News

The good, bad and ugly of foreign football ownership

Who was the Premier League club owner who confessed to having watched cricket and hockey but never football ? This and other questions about foreign club ownership are answered in a new book reviewed by ERIC BROWN.

Maybe Blackburn Rovers were doomed to struggle from the start under the eccentric leadership of Mrs Anuradha Desai. She was disarmingly honest when on taking the hot seat at Rovers she declared: “I have watched cricket and hockey but never football. I know nothing about football.”

OWNER: Anuradha Desai (Laurence Griffiths/Getty Images)

Mrs Desai was head of Venkateshwara Hatcheries of Pune, India, who hit on the idea to widen the global brand of their chicken hatchery company by buying an English Premier League club.

Thus it was that a decade after the death of philanthropic Jack Walker, Rovers were landed with a company clearly possessing more cash than sense when it came to football.

Venky’s were approximately three times richer than dear Jack and at 67 in the top 100 small global companies their turnover was estimated at just over £100million.

Assisting Mrs Desai were brothers Balaji and Venkatash who had 74 motors between them including Rolls Royces, Bentleys and Hummers. Oh and they had six bodyguards too.

At first the family and their riches seemed welcome at Ewood Park with fans anticipating a giant cash infusion and consequent improvement in playing staff and results.

Soon alarm bells began to ring. Mrs Desai’s shock decision to sack manager Sam Allardyce came soon after promising him a modest £5million to spend in the family’s first transfer window as owners. It was all downhill from there.

(Jan Kruger/Getty Images)

Maradona, Stuart Pearce and Martin Jol were mentioned as possible successors to Allardyce but Blackburn got Steve Kean who had replaced Karl Robinson in the head coach role.

After just a single game as caretaker, an uninspiring 1-1 draw with West Ham, Kean was named manager and a month after that, with just two wins in six League games, he was given a three year contract.

To put this in context, after his first six games Brian Clough was still painting the stands at Hartlepool and Fergie was wondering if he’d have to play in goal at East Stirling.

The Busbys, Shanklys, Paisleys and Steins did not get three-year contracts until their clubs’ trophy cabinets overflowed. Mrs Desai, it seemed, still had plenty of learning to do.

Keane hardly had time to run the team. He was summoned 14 times to India during his 22 months in charge missing three days training each time.

No wonder Blackburn’s fortunes plummeted. It would be tedious to list all the disasters that befell the club under Indian ownership including relegation.

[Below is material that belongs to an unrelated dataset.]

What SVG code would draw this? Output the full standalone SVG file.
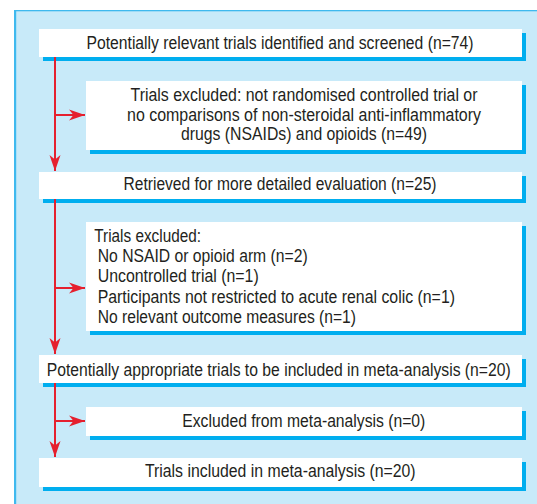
<svg xmlns="http://www.w3.org/2000/svg" width="537" height="504" viewBox="0 0 537 504">
<defs>
<marker id="ah" markerUnits="userSpaceOnUse" markerWidth="18" markerHeight="12" refX="16" refY="6" orient="auto">
<path d="M0,0.5 L16,6 L0,11.5 L4.5,6 Z" fill="#e5202e"/>
</marker>
</defs>
<style>
.box{fill:#ffffff}
.sh{fill:#00aeef}
.t{font-family:"Liberation Sans",Arial,sans-serif;font-size:17.5px;fill:#231f20}
.c{text-anchor:middle}
.ln{stroke:#e5202e;stroke-width:2;fill:none}
</style>
<rect x="14" y="10" width="523" height="494" fill="#c8eaf9"/>
<rect x="14" y="10" width="523" height="1.3" fill="#3fb9ee"/>
<rect x="14" y="10" width="2.2" height="494" fill="#3fb9ee"/>

<g id="n1">
<rect class="sh" x="43" y="33" width="483" height="28"/>
<rect class="box" x="39" y="29" width="483" height="28"/>
<text class="t c" x="280" y="48.8" textLength="387" lengthAdjust="spacingAndGlyphs">Potentially relevant trials identified and screened (n=74)</text>
</g>
<g id="n2">
<rect class="sh" x="90" y="85" width="436" height="69"/>
<rect class="box" x="86" y="81" width="436" height="69"/>
<text class="t c" x="304" y="100.8" textLength="347" lengthAdjust="spacingAndGlyphs">Trials excluded: not randomised controlled trial or</text>
<text class="t c" x="304" y="120.6" textLength="354" lengthAdjust="spacingAndGlyphs">no comparisons of non-steroidal anti-inflammatory</text>
<text class="t c" x="304" y="140.2" textLength="246" lengthAdjust="spacingAndGlyphs">drugs (NSAIDs) and opioids (n=49)</text>
</g>
<g id="n3">
<rect class="sh" x="43" y="176" width="483" height="27"/>
<rect class="box" x="39" y="172" width="483" height="27"/>
<text class="t c" x="280" y="190.3" textLength="313" lengthAdjust="spacingAndGlyphs">Retrieved for more detailed evaluation (n=25)</text>
</g>
<g id="n4">
<rect class="sh" x="90" y="226" width="436" height="109"/>
<rect class="box" x="86" y="222" width="436" height="109"/>
<text class="t" x="94.3" y="241.8" textLength="106.7" lengthAdjust="spacingAndGlyphs">Trials excluded:</text>
<text class="t" x="97.7" y="262.1" textLength="210" lengthAdjust="spacingAndGlyphs">No NSAID or opioid arm (n=2)</text>
<text class="t" x="97.7" y="282.4" textLength="161" lengthAdjust="spacingAndGlyphs">Uncontrolled trial (n=1)</text>
<text class="t" x="97.7" y="302.7" textLength="357.3" lengthAdjust="spacingAndGlyphs">Participants not restricted to acute renal colic (n=1)</text>
<text class="t" x="97.7" y="323" textLength="258.3" lengthAdjust="spacingAndGlyphs">No relevant outcome measures (n=1)</text>
</g>
<g id="n5">
<rect class="sh" x="43" y="359" width="483" height="28"/>
<rect class="box" x="39" y="355" width="483" height="28"/>
<text class="t c" x="278.7" y="375.7" textLength="464" lengthAdjust="spacingAndGlyphs">Potentially appropriate trials to be included in meta-analysis (n=20)</text>
</g>
<g id="n6">
<rect class="sh" x="90" y="411" width="436" height="29"/>
<rect class="box" x="86" y="407" width="436" height="29"/>
<text class="t c" x="303.8" y="427.2" textLength="243" lengthAdjust="spacingAndGlyphs">Excluded from meta-analysis (n=0)</text>
</g>
<g id="n7">
<rect class="sh" x="43" y="462" width="483" height="29"/>
<rect class="box" x="39" y="458" width="483" height="29"/>
<text class="t c" x="280.3" y="477.2" textLength="270.7" lengthAdjust="spacingAndGlyphs">Trials included in meta-analysis (n=20)</text>
</g>

<g id="connectors">
<path class="ln" d="M55,57 V171" marker-end="url(#ah)"/>
<path class="ln" d="M55,115 H85" marker-end="url(#ah)"/>
<path class="ln" d="M55,199 V354" marker-end="url(#ah)"/>
<path class="ln" d="M55,288 H85" marker-end="url(#ah)"/>
<path class="ln" d="M55,383 V457" marker-end="url(#ah)"/>
<path class="ln" d="M55,421 H85" marker-end="url(#ah)"/>
</g>
</svg>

They can be summed up by saying a glut of disastrous managerial appointments and player signings soon culminated in Rovers fighting to avoid dropping into the third tier.

(Dan Mullan/Getty Images)

As tales of foreign club ownership go it’s among the worst discussed in a readable account by Kuala Lumpur-based Bob Holmes, formerly of the London Evening Standard, The Observer and Telegraph.

He delves into other foreign ownership sagas at Portsmouth, Notts County, Hearts, Nottingham Forest, Wolves, Aston Villa and Queens Park Rangers. Not all such ventures end in tears.

He also describes how Chelsea joined England’s top table thanks to the bottomless purse of one Roman Arkadyevich Abramovich.

Mainly though it’s a tale of ignorance and profligacy which may have you tearing out your hair in frustration and disbelief.

Most of all it will leave you wondering what happened to football’s “Fit and Proper” ownership process particularly when one club’s finances were being run by a convicted fraudster.

*Caesars, Saviours and Suckers, the good the bad and the ugly of football’s foreign owners, by Bob Holmes is published by York Publishing, Price £13.99.